** INFORMATION SUPPLIED **
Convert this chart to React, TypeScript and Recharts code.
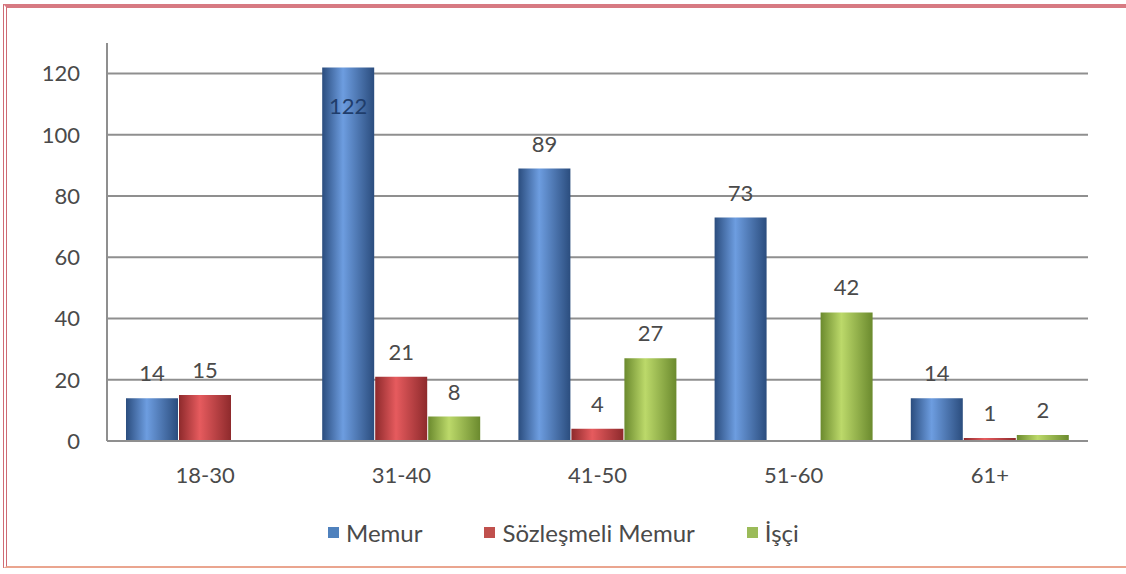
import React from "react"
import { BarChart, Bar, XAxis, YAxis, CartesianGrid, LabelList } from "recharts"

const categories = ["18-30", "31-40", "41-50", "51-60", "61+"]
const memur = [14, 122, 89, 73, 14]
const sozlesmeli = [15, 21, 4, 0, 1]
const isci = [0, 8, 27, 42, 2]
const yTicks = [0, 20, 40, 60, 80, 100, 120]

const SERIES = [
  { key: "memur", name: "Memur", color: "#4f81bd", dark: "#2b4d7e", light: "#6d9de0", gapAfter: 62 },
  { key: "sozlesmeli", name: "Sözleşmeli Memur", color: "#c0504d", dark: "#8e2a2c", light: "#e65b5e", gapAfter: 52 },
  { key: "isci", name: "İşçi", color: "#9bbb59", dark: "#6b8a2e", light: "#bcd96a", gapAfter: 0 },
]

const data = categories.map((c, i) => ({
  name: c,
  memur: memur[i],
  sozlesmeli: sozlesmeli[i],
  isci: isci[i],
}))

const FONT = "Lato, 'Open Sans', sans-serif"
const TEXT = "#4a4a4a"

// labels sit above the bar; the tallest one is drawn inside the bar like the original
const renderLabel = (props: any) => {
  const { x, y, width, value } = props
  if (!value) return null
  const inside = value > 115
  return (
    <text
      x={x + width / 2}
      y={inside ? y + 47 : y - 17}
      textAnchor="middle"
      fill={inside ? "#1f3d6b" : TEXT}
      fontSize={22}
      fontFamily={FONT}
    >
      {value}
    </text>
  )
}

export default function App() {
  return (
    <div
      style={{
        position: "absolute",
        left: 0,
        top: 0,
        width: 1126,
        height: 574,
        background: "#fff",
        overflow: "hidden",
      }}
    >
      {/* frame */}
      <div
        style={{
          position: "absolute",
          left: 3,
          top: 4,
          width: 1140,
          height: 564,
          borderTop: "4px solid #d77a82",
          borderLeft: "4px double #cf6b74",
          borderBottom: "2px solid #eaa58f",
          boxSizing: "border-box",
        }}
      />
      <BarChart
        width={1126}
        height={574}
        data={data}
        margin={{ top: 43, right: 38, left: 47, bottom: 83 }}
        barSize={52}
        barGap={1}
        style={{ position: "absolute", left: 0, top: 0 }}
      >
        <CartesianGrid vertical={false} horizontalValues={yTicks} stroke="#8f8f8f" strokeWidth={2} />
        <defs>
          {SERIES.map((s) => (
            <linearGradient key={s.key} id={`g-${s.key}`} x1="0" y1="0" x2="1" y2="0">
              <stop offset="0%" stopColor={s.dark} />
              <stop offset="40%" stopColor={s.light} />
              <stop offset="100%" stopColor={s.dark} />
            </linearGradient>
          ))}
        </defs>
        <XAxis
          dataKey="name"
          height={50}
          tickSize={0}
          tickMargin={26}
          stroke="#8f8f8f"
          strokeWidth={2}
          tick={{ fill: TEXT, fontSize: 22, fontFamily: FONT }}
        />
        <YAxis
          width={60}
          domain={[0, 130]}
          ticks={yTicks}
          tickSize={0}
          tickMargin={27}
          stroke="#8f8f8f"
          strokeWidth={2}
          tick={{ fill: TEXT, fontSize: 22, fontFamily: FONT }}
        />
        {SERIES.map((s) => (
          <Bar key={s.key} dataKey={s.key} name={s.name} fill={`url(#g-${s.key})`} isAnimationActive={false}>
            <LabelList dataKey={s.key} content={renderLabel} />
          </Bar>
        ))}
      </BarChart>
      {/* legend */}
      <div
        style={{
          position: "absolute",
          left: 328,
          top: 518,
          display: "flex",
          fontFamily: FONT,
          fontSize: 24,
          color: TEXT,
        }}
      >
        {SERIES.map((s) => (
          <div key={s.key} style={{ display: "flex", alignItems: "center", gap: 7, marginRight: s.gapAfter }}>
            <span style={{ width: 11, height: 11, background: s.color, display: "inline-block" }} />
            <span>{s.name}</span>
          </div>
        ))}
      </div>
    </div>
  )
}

** SHORT EXERCISE **
Repeat the lines above, starting at the first and stopping after the line that holds "const yTicks = [0, 20, 40, 60, 80, 100, 120]", with the pictures left out.

** RESPONSE TO THE TASK **
Convert this chart to React, TypeScript and Recharts code.
import React from "react"
import { BarChart, Bar, XAxis, YAxis, CartesianGrid, LabelList } from "recharts"

const categories = ["18-30", "31-40", "41-50", "51-60", "61+"]
const memur = [14, 122, 89, 73, 14]
const sozlesmeli = [15, 21, 4, 0, 1]
const isci = [0, 8, 27, 42, 2]
const yTicks = [0, 20, 40, 60, 80, 100, 120]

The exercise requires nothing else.